• TASK PROMPT:
Omit every picture and return the rest of the data unaltered.

....................

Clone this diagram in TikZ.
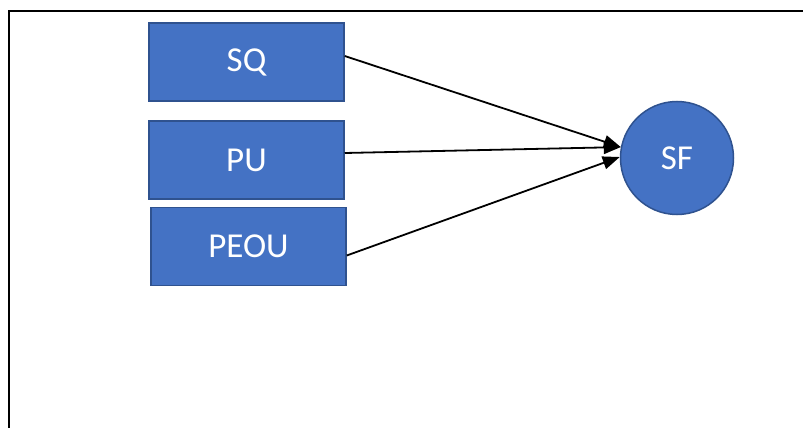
\documentclass[tikz,border=0pt]{standalone}
\usepackage{fontspec}
\setmainfont{Carlito}
\usetikzlibrary{arrows.meta,positioning}

\definecolor{boxblue}{HTML}{4472C4}
\definecolor{boxedge}{HTML}{2F528F}

\begin{document}
\begin{tikzpicture}[x=1pt,y=-1pt,
    varbox/.style={rectangle, fill=boxblue, draw=boxedge, line width=1.5pt,
      minimum width=195pt, minimum height=78pt, inner sep=0pt,
      text=white, font=\fontsize{35}{40}\selectfont},
    outcome/.style={circle, fill=boxblue, draw=boxedge, line width=1.5pt,
      minimum size=113pt, inner sep=0pt,
      text=white, font=\fontsize{35}{40}\selectfont},
    link/.style={-{Triangle[length=17pt,width=13pt]}, line width=1.8pt}]

  \useasboundingbox (0,0) rectangle (803,428);
  \clip (0,0) rectangle (803,428);

  % Frame, running off the page at right and bottom
  \draw[line width=2pt] (9,440) -- (9,11) -- (815,11);

  % Predictors
  \node[varbox] (sq)   at (246.5,62)  {SQ};
  \node[varbox] (pu)   at (246.5,160) {PU};
  \node[varbox] (peou) at (248.5,246.5) {PEOU};

  % Outcome
  \node[outcome] (sf) at (677,158) {SF};

  % Paths into SF
  \draw[link] ([yshift=6pt]sq.east) -- (sf.169);
  \draw[link] ([yshift=7pt]pu.east) -- (sf.169);
  \draw[link] ([yshift=-9pt]peou.east) -- (sf.179);

\end{tikzpicture}
\end{document}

....................

• SOLUTION TO THIS EXERCISE:
Clone this diagram in TikZ.
\documentclass[tikz,border=0pt]{standalone}
\usepackage{fontspec}
\setmainfont{Carlito}
\usetikzlibrary{arrows.meta,positioning}

\definecolor{boxblue}{HTML}{4472C4}
\definecolor{boxedge}{HTML}{2F528F}

\begin{document}
\begin{tikzpicture}[x=1pt,y=-1pt,
    varbox/.style={rectangle, fill=boxblue, draw=boxedge, line width=1.5pt,
      minimum width=195pt, minimum height=78pt, inner sep=0pt,
      text=white, font=\fontsize{35}{40}\selectfont},
    outcome/.style={circle, fill=boxblue, draw=boxedge, line width=1.5pt,
      minimum size=113pt, inner sep=0pt,
      text=white, font=\fontsize{35}{40}\selectfont},
    link/.style={-{Triangle[length=17pt,width=13pt]}, line width=1.8pt}]

  \useasboundingbox (0,0) rectangle (803,428);
  \clip (0,0) rectangle (803,428);

  % Frame, running off the page at right and bottom
  \draw[line width=2pt] (9,440) -- (9,11) -- (815,11);

  % Predictors
  \node[varbox] (sq)   at (246.5,62)  {SQ};
  \node[varbox] (pu)   at (246.5,160) {PU};
  \node[varbox] (peou) at (248.5,246.5) {PEOU};

  % Outcome
  \node[outcome] (sf) at (677,158) {SF};

  % Paths into SF
  \draw[link] ([yshift=6pt]sq.east) -- (sf.169);
  \draw[link] ([yshift=7pt]pu.east) -- (sf.169);
  \draw[link] ([yshift=-9pt]peou.east) -- (sf.179);

\end{tikzpicture}
\end{document}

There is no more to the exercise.